Please set down all the lines beneath this one exactly, without the pictures.
***** Source excerpt
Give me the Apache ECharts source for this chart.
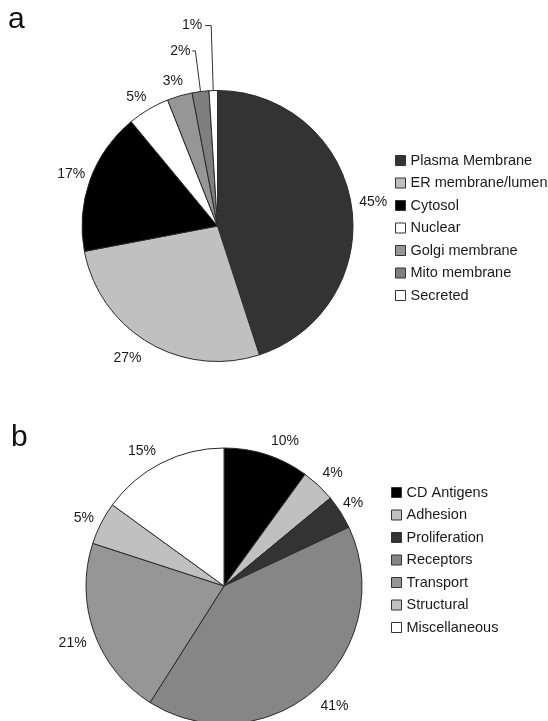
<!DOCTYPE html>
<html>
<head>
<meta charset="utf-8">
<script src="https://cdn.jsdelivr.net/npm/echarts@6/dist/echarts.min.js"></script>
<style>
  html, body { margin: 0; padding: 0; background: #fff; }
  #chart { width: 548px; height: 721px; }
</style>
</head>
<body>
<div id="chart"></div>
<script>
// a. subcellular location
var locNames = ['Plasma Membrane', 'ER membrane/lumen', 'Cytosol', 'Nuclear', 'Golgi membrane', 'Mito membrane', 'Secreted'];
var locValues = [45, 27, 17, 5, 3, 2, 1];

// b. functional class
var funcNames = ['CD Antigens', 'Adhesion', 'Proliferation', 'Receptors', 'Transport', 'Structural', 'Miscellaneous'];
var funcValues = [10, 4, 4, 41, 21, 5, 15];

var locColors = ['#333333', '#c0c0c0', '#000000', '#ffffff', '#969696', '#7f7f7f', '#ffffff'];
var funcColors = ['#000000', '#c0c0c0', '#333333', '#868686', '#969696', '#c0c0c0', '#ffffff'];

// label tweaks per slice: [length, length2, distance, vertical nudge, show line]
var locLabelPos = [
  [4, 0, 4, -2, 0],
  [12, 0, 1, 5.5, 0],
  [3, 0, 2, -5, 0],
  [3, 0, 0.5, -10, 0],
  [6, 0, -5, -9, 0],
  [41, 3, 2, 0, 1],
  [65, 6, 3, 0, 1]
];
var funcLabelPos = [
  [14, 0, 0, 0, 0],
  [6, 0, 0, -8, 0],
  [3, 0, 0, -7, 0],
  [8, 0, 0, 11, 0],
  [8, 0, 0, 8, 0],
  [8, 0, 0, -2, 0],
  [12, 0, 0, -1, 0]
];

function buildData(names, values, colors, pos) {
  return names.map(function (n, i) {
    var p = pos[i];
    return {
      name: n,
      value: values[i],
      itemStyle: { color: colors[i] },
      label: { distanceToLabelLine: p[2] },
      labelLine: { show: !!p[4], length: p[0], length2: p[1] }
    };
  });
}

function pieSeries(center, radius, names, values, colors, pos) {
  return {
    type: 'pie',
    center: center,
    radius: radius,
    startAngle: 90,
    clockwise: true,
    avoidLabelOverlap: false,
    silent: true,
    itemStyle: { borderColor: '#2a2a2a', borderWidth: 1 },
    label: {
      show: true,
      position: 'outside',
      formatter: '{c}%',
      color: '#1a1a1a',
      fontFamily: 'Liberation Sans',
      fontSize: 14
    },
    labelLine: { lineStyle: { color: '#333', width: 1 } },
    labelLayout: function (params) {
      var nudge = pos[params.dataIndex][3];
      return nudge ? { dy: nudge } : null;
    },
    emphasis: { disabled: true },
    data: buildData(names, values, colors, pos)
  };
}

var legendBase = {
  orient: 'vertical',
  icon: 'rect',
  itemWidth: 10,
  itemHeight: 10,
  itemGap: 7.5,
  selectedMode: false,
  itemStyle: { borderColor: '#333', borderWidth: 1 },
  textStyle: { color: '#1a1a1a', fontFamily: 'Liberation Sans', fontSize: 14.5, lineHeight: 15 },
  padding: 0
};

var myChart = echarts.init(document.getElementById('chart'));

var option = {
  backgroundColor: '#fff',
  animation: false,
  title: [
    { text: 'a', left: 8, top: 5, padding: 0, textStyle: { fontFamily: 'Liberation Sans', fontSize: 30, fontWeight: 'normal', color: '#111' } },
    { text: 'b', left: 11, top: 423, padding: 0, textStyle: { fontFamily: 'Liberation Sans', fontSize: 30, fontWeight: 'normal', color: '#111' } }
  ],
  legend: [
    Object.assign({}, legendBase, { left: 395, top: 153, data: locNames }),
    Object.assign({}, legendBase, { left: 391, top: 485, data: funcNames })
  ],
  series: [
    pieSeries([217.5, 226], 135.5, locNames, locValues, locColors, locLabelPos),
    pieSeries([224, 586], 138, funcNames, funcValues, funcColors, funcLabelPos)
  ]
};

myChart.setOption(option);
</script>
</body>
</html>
**********
• _Complete answer_
Give me the Apache ECharts source for this chart.
<!DOCTYPE html>
<html>
<head>
<meta charset="utf-8">
<script src="https://cdn.jsdelivr.net/npm/echarts@6/dist/echarts.min.js"></script>
<style>
  html, body { margin: 0; padding: 0; background: #fff; }
  #chart { width: 548px; height: 721px; }
</style>
</head>
<body>
<div id="chart"></div>
<script>
// a. subcellular location
var locNames = ['Plasma Membrane', 'ER membrane/lumen', 'Cytosol', 'Nuclear', 'Golgi membrane', 'Mito membrane', 'Secreted'];
var locValues = [45, 27, 17, 5, 3, 2, 1];

// b. functional class
var funcNames = ['CD Antigens', 'Adhesion', 'Proliferation', 'Receptors', 'Transport', 'Structural', 'Miscellaneous'];
var funcValues = [10, 4, 4, 41, 21, 5, 15];

var locColors = ['#333333', '#c0c0c0', '#000000', '#ffffff', '#969696', '#7f7f7f', '#ffffff'];
var funcColors = ['#000000', '#c0c0c0', '#333333', '#868686', '#969696', '#c0c0c0', '#ffffff'];

// label tweaks per slice: [length, length2, distance, vertical nudge, show line]
var locLabelPos = [
  [4, 0, 4, -2, 0],
  [12, 0, 1, 5.5, 0],
  [3, 0, 2, -5, 0],
  [3, 0, 0.5, -10, 0],
  [6, 0, -5, -9, 0],
  [41, 3, 2, 0, 1],
  [65, 6, 3, 0, 1]
];
var funcLabelPos = [
  [14, 0, 0, 0, 0],
  [6, 0, 0, -8, 0],
  [3, 0, 0, -7, 0],
  [8, 0, 0, 11, 0],
  [8, 0, 0, 8, 0],
  [8, 0, 0, -2, 0],
  [12, 0, 0, -1, 0]
];

function buildData(names, values, colors, pos) {
  return names.map(function (n, i) {
    var p = pos[i];
    return {
      name: n,
      value: values[i],
      itemStyle: { color: colors[i] },
      label: { distanceToLabelLine: p[2] },
      labelLine: { show: !!p[4], length: p[0], length2: p[1] }
    };
  });
}

function pieSeries(center, radius, names, values, colors, pos) {
  return {
    type: 'pie',
    center: center,
    radius: radius,
    startAngle: 90,
    clockwise: true,
    avoidLabelOverlap: false,
    silent: true,
    itemStyle: { borderColor: '#2a2a2a', borderWidth: 1 },
    label: {
      show: true,
      position: 'outside',
      formatter: '{c}%',
      color: '#1a1a1a',
      fontFamily: 'Liberation Sans',
      fontSize: 14
    },
    labelLine: { lineStyle: { color: '#333', width: 1 } },
    labelLayout: function (params) {
      var nudge = pos[params.dataIndex][3];
      return nudge ? { dy: nudge } : null;
    },
    emphasis: { disabled: true },
    data: buildData(names, values, colors, pos)
  };
}

var legendBase = {
  orient: 'vertical',
  icon: 'rect',
  itemWidth: 10,
  itemHeight: 10,
  itemGap: 7.5,
  selectedMode: false,
  itemStyle: { borderColor: '#333', borderWidth: 1 },
  textStyle: { color: '#1a1a1a', fontFamily: 'Liberation Sans', fontSize: 14.5, lineHeight: 15 },
  padding: 0
};

var myChart = echarts.init(document.getElementById('chart'));

var option = {
  backgroundColor: '#fff',
  animation: false,
  title: [
    { text: 'a', left: 8, top: 5, padding: 0, textStyle: { fontFamily: 'Liberation Sans', fontSize: 30, fontWeight: 'normal', color: '#111' } },
    { text: 'b', left: 11, top: 423, padding: 0, textStyle: { fontFamily: 'Liberation Sans', fontSize: 30, fontWeight: 'normal', color: '#111' } }
  ],
  legend: [
    Object.assign({}, legendBase, { left: 395, top: 153, data: locNames }),
    Object.assign({}, legendBase, { left: 391, top: 485, data: funcNames })
  ],
  series: [
    pieSeries([217.5, 226], 135.5, locNames, locValues, locColors, locLabelPos),
    pieSeries([224, 586], 138, funcNames, funcValues, funcColors, funcLabelPos)
  ]
};

myChart.setOption(option);
</script>
</body>
</html>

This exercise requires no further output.